Saturday, January 5, 2008

Cylons Over America: Critical Studies Vs. Battlestar Galactica

After pulling the new anthology Cylons In America: Critical Studies In Battlestar Galactica from a local retail shelf, I had to wonder. "What? The Journal of Popular Culture hasn't already done an all-Battlestar issue?"

Apparently, the Journal hasn't given much space to BSG scholars, so Tiffany Potter and C.W. Marshall have stepped in to give us their own volume of criticism. Readers who've finished all of the critical anthologies rehashing The Matrix and philosophy might find Cylons in America a breezy read.

In the introduction to the anthology, the editors observe that the original series' name "evokes associations for a significant number of viewers. But there is also something resembling shame in the connection." (Potter and Marshall 3). Where could this "shame" have come from? Is it the shame in admitting that, as a child, you liked a program that you KNEW was borrowing heavily from other popular media? Glen A. Larson's BSG cashed in on the "ancient astronauts" craze popularized by Von Danieken's Chariots of the Gods? and its sequels. Perhaps the most beloved episode, "The Gun on Ice Planet Zero", is just The Guns of Navarone in a slightly more exotic setting. (I didn't know it at the time, but I found out soon enough.) Universal at least paid for the Star Wars-level effects by going to the source and hiring John Dykstra away from ILM. I'll give Mr. Larson a pass for the public-domain ideas such as the 13 tribes of Israel and Pearl Harbor.

Perhaps the best summary of the old show comes from Star Trek's Walter Koenig, who polled his co-stars about their opinions of BSG on the set of Star Trek: The Motion Picture. It was the day after the original Galactica first aired:

Nichelle (Nichols): "They did borrow from every science-fiction movie ever made, didn't they?"
(Koenig, Chekov's Enterprise, 94.)

The strength of the "re-visioned" BSG is that it can justifiably generate a whole volume of academic criticism. The old show had tried to become "relevant" before, in the much-derided spinoff Galactica 1980. Newly released on DVD by Universal, Galactica '80 tried to address topical issues: the problems of nuclear power after Three Mile Island, kids in poverty, toxic dumping, and prejudice against Mexican immigrant families.
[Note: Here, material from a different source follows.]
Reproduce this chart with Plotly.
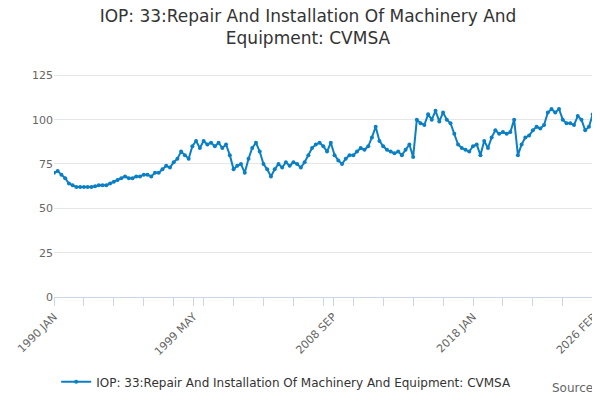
import plotly.graph_objects as go
import pandas as pd

years = list(range(1990, 2026))
quarterly = [
    70, 71, 69, 67,   64, 63, 62, 62,   62, 62, 62, 62.5, 63, 63, 63, 64,
    65, 66, 67, 68,   67, 67, 68, 68,   69, 69, 68, 70,   70, 72, 74, 73,
    76, 78, 82, 80,   78, 85, 88, 84,   88, 86, 87, 85,   87, 84, 86, 80,
    72, 74, 75, 70,   78, 84, 87, 82,   75, 72, 68, 72,   75, 73, 76, 74,
    76, 75, 73, 76,   80, 84, 86, 87,   85, 82, 87, 80,   77, 75, 78, 80,
    80, 82, 84, 83,   85, 90, 96, 88,   85, 83, 82, 81,   82, 80, 83, 86,
    79, 100, 98, 97,  103, 100, 105, 99, 104, 100, 98, 92, 86, 84, 83, 82,
    85, 86, 80, 88,   84, 90, 94, 92,   93, 92, 93, 100,  80, 86, 90, 91,
    94, 96, 95, 97,   104, 106, 104, 106, 100, 98, 98, 97, 102, 100, 94, 96,
]
dates = [f"{y}-{m:02d}-01" for y in years for m in (1, 4, 7, 10)]
dates += ["2026-01-01", "2026-02-01"]
values = quarterly + [103, 110]

tick_vals = ["1990-01-01", "1999-05-01", "2008-09-01", "2018-01-01", "2026-02-01"]
tick_text = ["1990 JAN", "1999 MAY", "2008 SEP", "2018 JAN", "2026 FEB"]

name = "IOP: 33:Repair And Installation Of Machinery And Equipment: CVMSA"

fig = go.Figure(go.Scatter(
    x=pd.to_datetime(dates), y=values, mode="lines+markers", name=name,
    line=dict(color="#0a7fc4", width=2), marker=dict(size=4, color="#0a7fc4"),
))
fig.update_layout(
    width=600, height=400,
    font=dict(family="DejaVu Sans", color="#333"),
    title=dict(text="IOP: 33:Repair And Installation Of Machinery And<br>Equipment: CVMSA",
               x=0.5, y=0.965, font=dict(size=17)),
    paper_bgcolor="white", plot_bgcolor="white",
    margin=dict(l=46, r=14, t=62, b=107),
    showlegend=True,
    legend=dict(orientation="h", x=0.43, xanchor="center", y=-0.31, font=dict(size=12)),
    xaxis=dict(tickvals=pd.to_datetime(tick_vals), ticktext=tick_text, tickangle=-45,
               showgrid=False, showline=True, linecolor="#ccd6eb", ticks="outside",
               tickcolor="#ccd6eb", ticklen=8, tickfont=dict(size=11, color="#666"),
               minor=dict(ticks="outside", dtick="M24", ticklen=8, tickcolor="#ccd6eb"),
               range=["1990-01-01", "2026-02-01"], automargin=False),
    yaxis=dict(range=[0, 128], tickvals=[0, 25, 50, 75, 100, 125], gridcolor="#e6e6e6",
               tickfont=dict(size=11, color="#666"), zeroline=False),
    annotations=[dict(text="Source:", xref="paper", yref="paper", x=1.01, y=-0.44,
                      xanchor="right", showarrow=False, font=dict(size=12, color="#666"))],
)
fig.write_html("out.html")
Stranding the show on Earth served none of those issues. It just lumped the program in with other Universal TV series of the time, such as The Incredible Hulk, which were as overtly moral but with much better writing.

Of course, the current BSG addresses "current issues" within the framework of the show, instead of importing them from Earth. It has allowed for many approaches in Cylons in America. The essays range from BSG as a portrait of post 9/11 America to a discussion of the show's relationship with "authorized" and "unauthorized" fan production. Don't expect many bell hooks-like exposes of dominant and hidden paradigms. Christopher Deis's "Erasing Difference: The Cylons as Racial Other" comes closest, and that essay cites, logically for its subject matter, bell hooks.

No, many of the authors here seem to be fans. That gives extra pleasure in reading the essays--the feeling that the authors are goofing off from their day jobs and getting paid to write about something they love instead. I talked to a fellow MFA program veteran about the unashamed snobbery we had witnessed. My friend was marked down in a poetry seminar for writing about Charles Bukowski. I can't imagine the scorn I would have faced if I had announced I was going to write seriously about Battlestar Galactica.

If critical studies about BSG aren't enough for you, don't worry. There is a forthcoming anthology of Battlestar Galactica and philosophy, according to Amazon.